Stated problem:
Leave out the images and repeat the listing below without a single change.

Dataset excerpt:
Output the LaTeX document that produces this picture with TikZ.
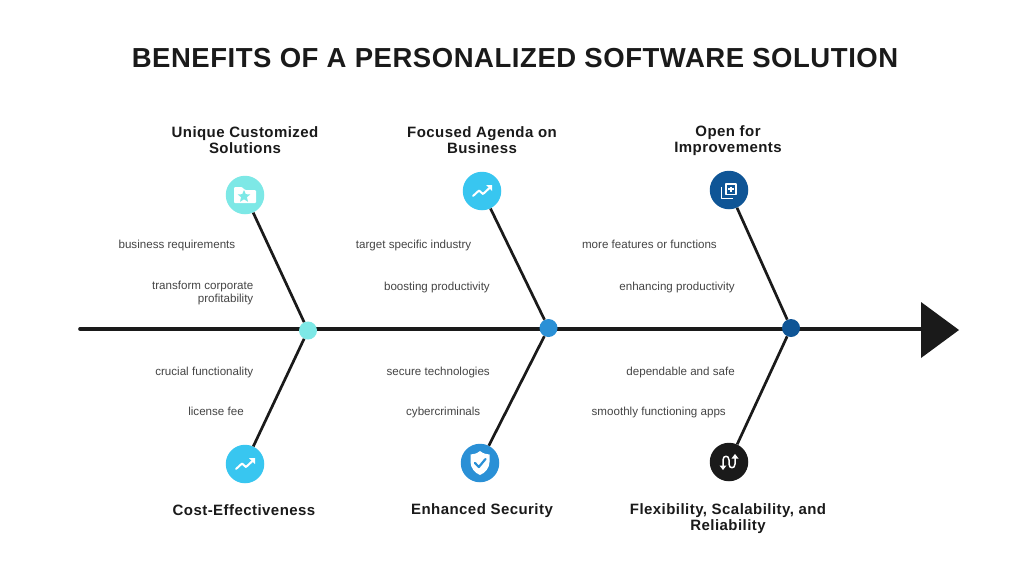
\documentclass[tikz,border=0pt]{standalone}
\usepackage{fontspec}
\setmainfont{Liberation Sans}
\newfontfamily\titlefont[LetterSpace=2]{Liberation Sans Bold}
\newfontfamily\headfont[LetterSpace=3]{Liberation Sans Bold}
\definecolor{ink}{HTML}{1A1A1A}
\definecolor{aqua}{HTML}{7DE8E6}
\definecolor{sky}{HTML}{38C6F0}
\definecolor{azure}{HTML}{2A90D6}
\definecolor{navy}{HTML}{0F5596}
\definecolor{txt}{HTML}{454545}
\begin{document}
\begin{tikzpicture}[x=1pt,y=-1pt,
  bone/.style={draw=ink,line width=2.7pt},
  spine/.style={draw=ink,line width=3.6pt,line cap=round},
  badge/.style={circle,minimum size=38.5pt,inner sep=0pt},
  joint/.style={circle,minimum size=18pt,inner sep=0pt},
  heading/.style={font=\headfont\fontsize{15}{16}\selectfont,text=ink,align=center,anchor=center,inner sep=0pt},
  note/.style={font=\fontsize{11.6}{12.5}\selectfont,text=txt,align=right,anchor=base east,inner sep=0pt},
  glyph/.style={draw=white,line width=1.8pt,line cap=round,line join=round}]
\useasboundingbox (0,0) rectangle (1024,576);
\fill[white] (0,0) rectangle (1024,576);

\node[font=\titlefont\fontsize{27.5}{30}\selectfont,text=ink,inner sep=0pt] (title) at (515,58) {BENEFITS OF A PERSONALIZED SOFTWARE SOLUTION};

% spine
\coordinate (tail) at (80,329);
\coordinate (head) at (925,329);
\draw[spine] (tail) -- (head);
\fill[ink] (921,302) -- (959,330) -- (921,358) -- cycle;

% badges and joints
\node[badge,fill=aqua] (b1) at (245,195) {};
\node[badge,fill=sky] (b2) at (482,191) {};
\node[badge,fill=navy] (b3) at (729,190) {};
\node[badge,fill=sky] (b4) at (245,464) {};
\node[badge,fill=azure] (b5) at (480,463) {};
\node[badge,fill=ink] (b6) at (729,462) {};
\node[joint,fill=aqua] (j1) at (308,330.5) {};
\node[joint,fill=azure] (j2) at (548.5,328) {};
\node[joint,fill=navy] (j3) at (791,328) {};

\draw[bone] (b1) -- (j1);
\draw[bone] (b2) -- (j2);
\draw[bone] (b3) -- (j3);
\draw[bone] (b4) -- (j1);
\draw[bone] (b5) -- (j2);
\draw[bone] (b6) -- (j3);

% headings
\node[heading] (h1) at (245,140) {Unique Customized\\Solutions};
\node[heading] (h2) at (482,140) {Focused Agenda on\\Business};
\node[heading] (h3) at (728,140.5) {Open for\\Improvements};
\node[heading] (h4) at (244,510) {Cost-Effectiveness};
\node[heading] (h5) at (482,510.5) {Enhanced Security};
\node[heading] (h6) at (728,518.5) {Flexibility, Scalability, and\\Reliability};

% notes
\node[note] (n1) at (235.5,248) {business requirements};
\node[note,anchor=east] (n2) at (253.5,293) {transform corporate\\profitability};
\node[note] (n3) at (253.5,375) {crucial functionality};
\node[note] (n4) at (244,415) {license fee};
\node[note] (n5) at (471.5,248) {target specific industry};
\node[note] (n6) at (490,290) {boosting productivity};
\node[note] (n7) at (490,375) {secure technologies};
\node[note] (n8) at (480.5,415) {cybercriminals};
\node[note] (n9) at (717,248) {more features or functions};
\node[note] (n10) at (735,290) {enhancing productivity};
\node[note] (n11) at (735,375) {dependable and safe};
\node[note] (n12) at (726,415) {smoothly functioning apps};

% folder icon
\begin{scope}[shift={(b1.center)}]
\fill[white,rounded corners=1pt] (-11,-8) -- (-3,-8) -- (0,-5) -- (11,-5) -- (11,8) -- (-11,8) -- cycle;
\fill[aqua] (-1,-5) -- (0.8,-0.8) -- (5.3,-0.6) -- (1.9,2.2) -- (3,6.8) -- (-1,4.3) -- (-5,6.8) -- (-3.9,2.2) -- (-7.3,-0.6) -- (-2.8,-0.8) -- cycle;
\end{scope}
% trend icons
\foreach \b in {b2,b4}{
\begin{scope}[shift={(\b.center)}]
\draw[glyph,line width=2pt] (-9,5) -- (-3,-0.5) -- (1,3) -- (8,-3.5);
\fill[white] (4,-6) -- (10,-6) -- (10,0) -- cycle;
\end{scope}}
% copy-plus icon
\begin{scope}[shift={(b3.center)}]
\draw[glyph,line cap=butt] (-3,-6) rectangle (7,4.5);
\draw[glyph,line cap=butt] (2,-3.5) -- (2,2) (-0.75,-0.75) -- (4.75,-0.75);
\draw[glyph,line cap=butt] (-7.5,-3) -- (-7.5,8.5) -- (3.5,8.5);
\end{scope}
% shield icon
\begin{scope}[shift={(b5.center)}]
\fill[white] (0,-12) .. controls (3,-9.5) and (6.5,-8.5) .. (9.5,-8.5) -- (9.5,-1) .. controls (9.5,5) and (5,10) .. (0,12) .. controls (-5,10) and (-9.5,5) .. (-9.5,-1) -- (-9.5,-8.5) .. controls (-6.5,-8.5) and (-3,-9.5) .. (0,-12) -- cycle;
\draw[azure,line width=2.2pt,line cap=round,line join=round] (-5,0) -- (-1.2,4) -- (5.5,-4);
\end{scope}
% flex arrows icon
\begin{scope}[shift={(b6.center)}]
\draw[glyph,line width=1.5pt,line cap=butt] (-6,5) -- (-6,-2) .. controls (-6,-7) and (0,-7) .. (0,-2) -- (0,2) .. controls (0,7) and (6,7) .. (6,2) -- (6,-5);
\fill[white] (-9.5,3.5) -- (-2.5,3.5) -- (-6,8) -- cycle;
\fill[white] (2.5,-3.5) -- (9.5,-3.5) -- (6,-8) -- cycle;
\end{scope}
\end{tikzpicture}
\end{document}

Task result:
Output the LaTeX document that produces this picture with TikZ.
\documentclass[tikz,border=0pt]{standalone}
\usepackage{fontspec}
\setmainfont{Liberation Sans}
\newfontfamily\titlefont[LetterSpace=2]{Liberation Sans Bold}
\newfontfamily\headfont[LetterSpace=3]{Liberation Sans Bold}
\definecolor{ink}{HTML}{1A1A1A}
\definecolor{aqua}{HTML}{7DE8E6}
\definecolor{sky}{HTML}{38C6F0}
\definecolor{azure}{HTML}{2A90D6}
\definecolor{navy}{HTML}{0F5596}
\definecolor{txt}{HTML}{454545}
\begin{document}
\begin{tikzpicture}[x=1pt,y=-1pt,
  bone/.style={draw=ink,line width=2.7pt},
  spine/.style={draw=ink,line width=3.6pt,line cap=round},
  badge/.style={circle,minimum size=38.5pt,inner sep=0pt},
  joint/.style={circle,minimum size=18pt,inner sep=0pt},
  heading/.style={font=\headfont\fontsize{15}{16}\selectfont,text=ink,align=center,anchor=center,inner sep=0pt},
  note/.style={font=\fontsize{11.6}{12.5}\selectfont,text=txt,align=right,anchor=base east,inner sep=0pt},
  glyph/.style={draw=white,line width=1.8pt,line cap=round,line join=round}]
\useasboundingbox (0,0) rectangle (1024,576);
\fill[white] (0,0) rectangle (1024,576);

\node[font=\titlefont\fontsize{27.5}{30}\selectfont,text=ink,inner sep=0pt] (title) at (515,58) {BENEFITS OF A PERSONALIZED SOFTWARE SOLUTION};

% spine
\coordinate (tail) at (80,329);
\coordinate (head) at (925,329);
\draw[spine] (tail) -- (head);
\fill[ink] (921,302) -- (959,330) -- (921,358) -- cycle;

% badges and joints
\node[badge,fill=aqua] (b1) at (245,195) {};
\node[badge,fill=sky] (b2) at (482,191) {};
\node[badge,fill=navy] (b3) at (729,190) {};
\node[badge,fill=sky] (b4) at (245,464) {};
\node[badge,fill=azure] (b5) at (480,463) {};
\node[badge,fill=ink] (b6) at (729,462) {};
\node[joint,fill=aqua] (j1) at (308,330.5) {};
\node[joint,fill=azure] (j2) at (548.5,328) {};
\node[joint,fill=navy] (j3) at (791,328) {};

\draw[bone] (b1) -- (j1);
\draw[bone] (b2) -- (j2);
\draw[bone] (b3) -- (j3);
\draw[bone] (b4) -- (j1);
\draw[bone] (b5) -- (j2);
\draw[bone] (b6) -- (j3);

% headings
\node[heading] (h1) at (245,140) {Unique Customized\\Solutions};
\node[heading] (h2) at (482,140) {Focused Agenda on\\Business};
\node[heading] (h3) at (728,140.5) {Open for\\Improvements};
\node[heading] (h4) at (244,510) {Cost-Effectiveness};
\node[heading] (h5) at (482,510.5) {Enhanced Security};
\node[heading] (h6) at (728,518.5) {Flexibility, Scalability, and\\Reliability};

% notes
\node[note] (n1) at (235.5,248) {business requirements};
\node[note,anchor=east] (n2) at (253.5,293) {transform corporate\\profitability};
\node[note] (n3) at (253.5,375) {crucial functionality};
\node[note] (n4) at (244,415) {license fee};
\node[note] (n5) at (471.5,248) {target specific industry};
\node[note] (n6) at (490,290) {boosting productivity};
\node[note] (n7) at (490,375) {secure technologies};
\node[note] (n8) at (480.5,415) {cybercriminals};
\node[note] (n9) at (717,248) {more features or functions};
\node[note] (n10) at (735,290) {enhancing productivity};
\node[note] (n11) at (735,375) {dependable and safe};
\node[note] (n12) at (726,415) {smoothly functioning apps};

% folder icon
\begin{scope}[shift={(b1.center)}]
\fill[white,rounded corners=1pt] (-11,-8) -- (-3,-8) -- (0,-5) -- (11,-5) -- (11,8) -- (-11,8) -- cycle;
\fill[aqua] (-1,-5) -- (0.8,-0.8) -- (5.3,-0.6) -- (1.9,2.2) -- (3,6.8) -- (-1,4.3) -- (-5,6.8) -- (-3.9,2.2) -- (-7.3,-0.6) -- (-2.8,-0.8) -- cycle;
\end{scope}
% trend icons
\foreach \b in {b2,b4}{
\begin{scope}[shift={(\b.center)}]
\draw[glyph,line width=2pt] (-9,5) -- (-3,-0.5) -- (1,3) -- (8,-3.5);
\fill[white] (4,-6) -- (10,-6) -- (10,0) -- cycle;
\end{scope}}
% copy-plus icon
\begin{scope}[shift={(b3.center)}]
\draw[glyph,line cap=butt] (-3,-6) rectangle (7,4.5);
\draw[glyph,line cap=butt] (2,-3.5) -- (2,2) (-0.75,-0.75) -- (4.75,-0.75);
\draw[glyph,line cap=butt] (-7.5,-3) -- (-7.5,8.5) -- (3.5,8.5);
\end{scope}
% shield icon
\begin{scope}[shift={(b5.center)}]
\fill[white] (0,-12) .. controls (3,-9.5) and (6.5,-8.5) .. (9.5,-8.5) -- (9.5,-1) .. controls (9.5,5) and (5,10) .. (0,12) .. controls (-5,10) and (-9.5,5) .. (-9.5,-1) -- (-9.5,-8.5) .. controls (-6.5,-8.5) and (-3,-9.5) .. (0,-12) -- cycle;
\draw[azure,line width=2.2pt,line cap=round,line join=round] (-5,0) -- (-1.2,4) -- (5.5,-4);
\end{scope}
% flex arrows icon
\begin{scope}[shift={(b6.center)}]
\draw[glyph,line width=1.5pt,line cap=butt] (-6,5) -- (-6,-2) .. controls (-6,-7) and (0,-7) .. (0,-2) -- (0,2) .. controls (0,7) and (6,7) .. (6,2) -- (6,-5);
\fill[white] (-9.5,3.5) -- (-2.5,3.5) -- (-6,8) -- cycle;
\fill[white] (2.5,-3.5) -- (9.5,-3.5) -- (6,-8) -- cycle;
\end{scope}
\end{tikzpicture}
\end{document}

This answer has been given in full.